*OBJECTIVE*. Write every line out verbatim and omit the pictures.

*DATA PROVIDED*.
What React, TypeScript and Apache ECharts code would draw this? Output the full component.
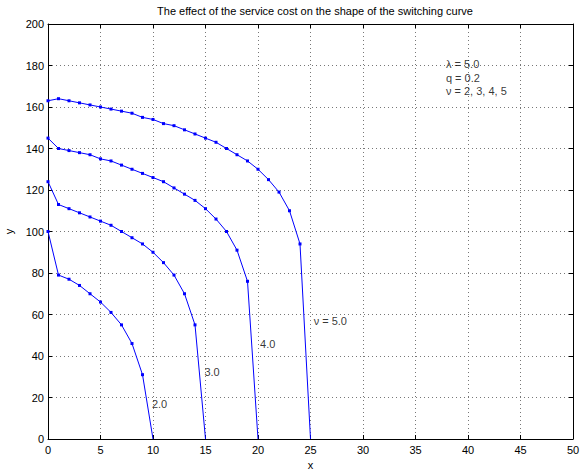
import React, { useEffect, useRef } from "react";
import * as echarts from "echarts";

const TITLE = "The effect of the service cost on the shape of the switching curve";

const xNu2 = [0, 1, 2, 3, 4, 5, 6, 7, 8, 9, 10];
const yNu2 = [100, 79, 77, 74, 70, 66, 61, 55, 46, 31, 0];

const xNu3 = [0, 1, 2, 3, 4, 5, 6, 7, 8, 9, 10, 11, 12, 13, 14, 15];
const yNu3 = [124, 113, 111, 109, 107, 105, 103, 100, 97, 94, 90, 85, 79, 70, 55, 0];

const xNu4 = [0, 1, 2, 3, 4, 5, 6, 7, 8, 9, 10, 11, 12, 13, 14, 15, 16, 17, 18, 19, 20];
const yNu4 = [145, 140, 139, 138, 137, 135, 134, 132, 130, 128, 126, 124, 121, 118, 115, 111, 106, 100, 91, 76, 0];

const xNu5 = [0, 1, 2, 3, 4, 5, 6, 7, 8, 9, 10, 11, 12, 13, 14, 15, 16, 17, 18, 19, 20, 21, 22, 23, 24, 25];
const yNu5 = [163, 164, 163, 162, 161, 160, 159, 158, 157, 155, 154, 152, 151, 149, 147, 145, 143, 140, 137, 134, 130, 125, 119, 110, 94, 0];

const curveNames = ["ν = 2.0", "ν = 3.0", "ν = 4.0", "ν = 5.0"];

const labelTexts = ["2.0", "3.0", "4.0", "ν = 5.0", "λ = 5.0", "q = 0.2", "ν = 2, 3, 4, 5"];
const labelX = [9.9, 14.9, 20.2, 25.3, 37.9, 37.9, 37.9];
const labelY = [16.9, 32.3, 45.8, 56.9, 180.7, 174.2, 167.7];

const FONT = "'Liberation Sans', Arial, Helvetica, sans-serif";

function buildData(xs: number[], ys: number[]) {
  return xs.map((x, i) =>
    i === xs.length - 1 ? { value: [x, ys[i]], symbol: "none" } : { value: [x, ys[i]] }
  );
}

export default function App() {
  const ref = useRef<HTMLDivElement>(null);
  useEffect(() => {
    document.body.style.margin = "0";
    if (!ref.current) return;
    const chart = echarts.init(ref.current, undefined, { renderer: "svg" });
    const curves = [
      [xNu2, yNu2],
      [xNu3, yNu3],
      [xNu4, yNu4],
      [xNu5, yNu5],
    ];
    const splitLine = {
      show: true,
      lineStyle: { color: "#777", type: [1, 3] as any, width: 1 },
    };
    const axisLine = { show: true, onZero: false, lineStyle: { color: "#000", width: 1 } };
    const axisTick = { show: true, inside: true, length: 4, lineStyle: { color: "#000" } };
    const labelStyle = { color: "#000", fontSize: 11, fontFamily: FONT };
    chart.setOption({
      animation: false,
      backgroundColor: "#fff",
      textStyle: { fontFamily: FONT },
      title: {
        text: TITLE,
        left: 310,
        textAlign: "center",
        top: 0,
        textStyle: { fontSize: 11, fontWeight: "normal", color: "#000", fontFamily: FONT },
      },
      grid: {
        left: 48,
        right: 9,
        top: 24,
        bottom: 33,
        containLabel: false,
        outerBoundsMode: "none",
      },
      xAxis: [
        {
          type: "value",
          min: 0,
          max: 50,
          interval: 5,
          position: "bottom",
          name: "x",
          nameLocation: "middle",
          nameGap: 18,
          nameTextStyle: labelStyle,
          axisLine,
          axisTick,
          axisLabel: { ...labelStyle, margin: 5 },
          splitLine,
        },
        {
          type: "value",
          min: 0,
          max: 50,
          interval: 5,
          position: "top",
          axisLine,
          axisTick,
          axisLabel: { show: false },
          splitLine: { show: false },
        },
      ],
      yAxis: [
        {
          type: "value",
          min: 0,
          max: 200,
          interval: 20,
          position: "left",
          name: "y",
          nameLocation: "middle",
          nameGap: 29,
          nameRotate: 90,
          nameTextStyle: labelStyle,
          axisLine,
          axisTick,
          axisLabel: { ...labelStyle, margin: 4 },
          splitLine,
        },
        {
          type: "value",
          min: 0,
          max: 200,
          interval: 20,
          position: "right",
          axisLine,
          axisTick,
          axisLabel: { show: false },
          splitLine: { show: false },
        },
      ],
      series: [
        ...curves.map(([xs, ys], i) => ({
          name: curveNames[i],
          type: "line",
          xAxisIndex: 0,
          yAxisIndex: 0,
          data: buildData(xs, ys),
          symbol: "rect",
          symbolSize: 3,
          showAllSymbol: true,
          lineStyle: { color: "#0000ff", width: 1 },
          itemStyle: { color: "#0000ff" },
          silent: true,
        })),
        {
          name: "labels",
          type: "scatter",
          xAxisIndex: 0,
          yAxisIndex: 0,
          symbolSize: 0,
          silent: true,
          data: labelTexts.map((t, i) => ({ value: [labelX[i], labelY[i]], name: t })),
          label: {
            show: true,
            position: "right",
            distance: 0,
            formatter: (p: any) => p.name,
            color: "#000",
            fontSize: 11,
            fontFamily: FONT,
            align: "left",
            verticalAlign: "middle",
          },
        },
      ],
    });
    return () => chart.dispose();
  }, []);
  return <div ref={ref} style={{ width: 582, height: 472 }} />;
}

*OUTPUT BELOW*.
What React, TypeScript and Apache ECharts code would draw this? Output the full component.
import React, { useEffect, useRef } from "react";
import * as echarts from "echarts";

const TITLE = "The effect of the service cost on the shape of the switching curve";

const xNu2 = [0, 1, 2, 3, 4, 5, 6, 7, 8, 9, 10];
const yNu2 = [100, 79, 77, 74, 70, 66, 61, 55, 46, 31, 0];

const xNu3 = [0, 1, 2, 3, 4, 5, 6, 7, 8, 9, 10, 11, 12, 13, 14, 15];
const yNu3 = [124, 113, 111, 109, 107, 105, 103, 100, 97, 94, 90, 85, 79, 70, 55, 0];

const xNu4 = [0, 1, 2, 3, 4, 5, 6, 7, 8, 9, 10, 11, 12, 13, 14, 15, 16, 17, 18, 19, 20];
const yNu4 = [145, 140, 139, 138, 137, 135, 134, 132, 130, 128, 126, 124, 121, 118, 115, 111, 106, 100, 91, 76, 0];

const xNu5 = [0, 1, 2, 3, 4, 5, 6, 7, 8, 9, 10, 11, 12, 13, 14, 15, 16, 17, 18, 19, 20, 21, 22, 23, 24, 25];
const yNu5 = [163, 164, 163, 162, 161, 160, 159, 158, 157, 155, 154, 152, 151, 149, 147, 145, 143, 140, 137, 134, 130, 125, 119, 110, 94, 0];

const curveNames = ["ν = 2.0", "ν = 3.0", "ν = 4.0", "ν = 5.0"];

const labelTexts = ["2.0", "3.0", "4.0", "ν = 5.0", "λ = 5.0", "q = 0.2", "ν = 2, 3, 4, 5"];
const labelX = [9.9, 14.9, 20.2, 25.3, 37.9, 37.9, 37.9];
const labelY = [16.9, 32.3, 45.8, 56.9, 180.7, 174.2, 167.7];

const FONT = "'Liberation Sans', Arial, Helvetica, sans-serif";

function buildData(xs: number[], ys: number[]) {
  return xs.map((x, i) =>
    i === xs.length - 1 ? { value: [x, ys[i]], symbol: "none" } : { value: [x, ys[i]] }
  );
}

export default function App() {
  const ref = useRef<HTMLDivElement>(null);
  useEffect(() => {
    document.body.style.margin = "0";
    if (!ref.current) return;
    const chart = echarts.init(ref.current, undefined, { renderer: "svg" });
    const curves = [
      [xNu2, yNu2],
      [xNu3, yNu3],
      [xNu4, yNu4],
      [xNu5, yNu5],
    ];
    const splitLine = {
      show: true,
      lineStyle: { color: "#777", type: [1, 3] as any, width: 1 },
    };
    const axisLine = { show: true, onZero: false, lineStyle: { color: "#000", width: 1 } };
    const axisTick = { show: true, inside: true, length: 4, lineStyle: { color: "#000" } };
    const labelStyle = { color: "#000", fontSize: 11, fontFamily: FONT };
    chart.setOption({
      animation: false,
      backgroundColor: "#fff",
      textStyle: { fontFamily: FONT },
      title: {
        text: TITLE,
        left: 310,
        textAlign: "center",
        top: 0,
        textStyle: { fontSize: 11, fontWeight: "normal", color: "#000", fontFamily: FONT },
      },
      grid: {
        left: 48,
        right: 9,
        top: 24,
        bottom: 33,
        containLabel: false,
        outerBoundsMode: "none",
      },
      xAxis: [
        {
          type: "value",
          min: 0,
          max: 50,
          interval: 5,
          position: "bottom",
          name: "x",
          nameLocation: "middle",
          nameGap: 18,
          nameTextStyle: labelStyle,
          axisLine,
          axisTick,
          axisLabel: { ...labelStyle, margin: 5 },
          splitLine,
        },
        {
          type: "value",
          min: 0,
          max: 50,
          interval: 5,
          position: "top",
          axisLine,
          axisTick,
          axisLabel: { show: false },
          splitLine: { show: false },
        },
      ],
      yAxis: [
        {
          type: "value",
          min: 0,
          max: 200,
          interval: 20,
          position: "left",
          name: "y",
          nameLocation: "middle",
          nameGap: 29,
          nameRotate: 90,
          nameTextStyle: labelStyle,
          axisLine,
          axisTick,
          axisLabel: { ...labelStyle, margin: 4 },
          splitLine,
        },
        {
          type: "value",
          min: 0,
          max: 200,
          interval: 20,
          position: "right",
          axisLine,
          axisTick,
          axisLabel: { show: false },
          splitLine: { show: false },
        },
      ],
      series: [
        ...curves.map(([xs, ys], i) => ({
          name: curveNames[i],
          type: "line",
          xAxisIndex: 0,
          yAxisIndex: 0,
          data: buildData(xs, ys),
          symbol: "rect",
          symbolSize: 3,
          showAllSymbol: true,
          lineStyle: { color: "#0000ff", width: 1 },
          itemStyle: { color: "#0000ff" },
          silent: true,
        })),
        {
          name: "labels",
          type: "scatter",
          xAxisIndex: 0,
          yAxisIndex: 0,
          symbolSize: 0,
          silent: true,
          data: labelTexts.map((t, i) => ({ value: [labelX[i], labelY[i]], name: t })),
          label: {
            show: true,
            position: "right",
            distance: 0,
            formatter: (p: any) => p.name,
            color: "#000",
            fontSize: 11,
            fontFamily: FONT,
            align: "left",
            verticalAlign: "middle",
          },
        },
      ],
    });
    return () => chart.dispose();
  }, []);
  return <div ref={ref} style={{ width: 582, height: 472 }} />;
}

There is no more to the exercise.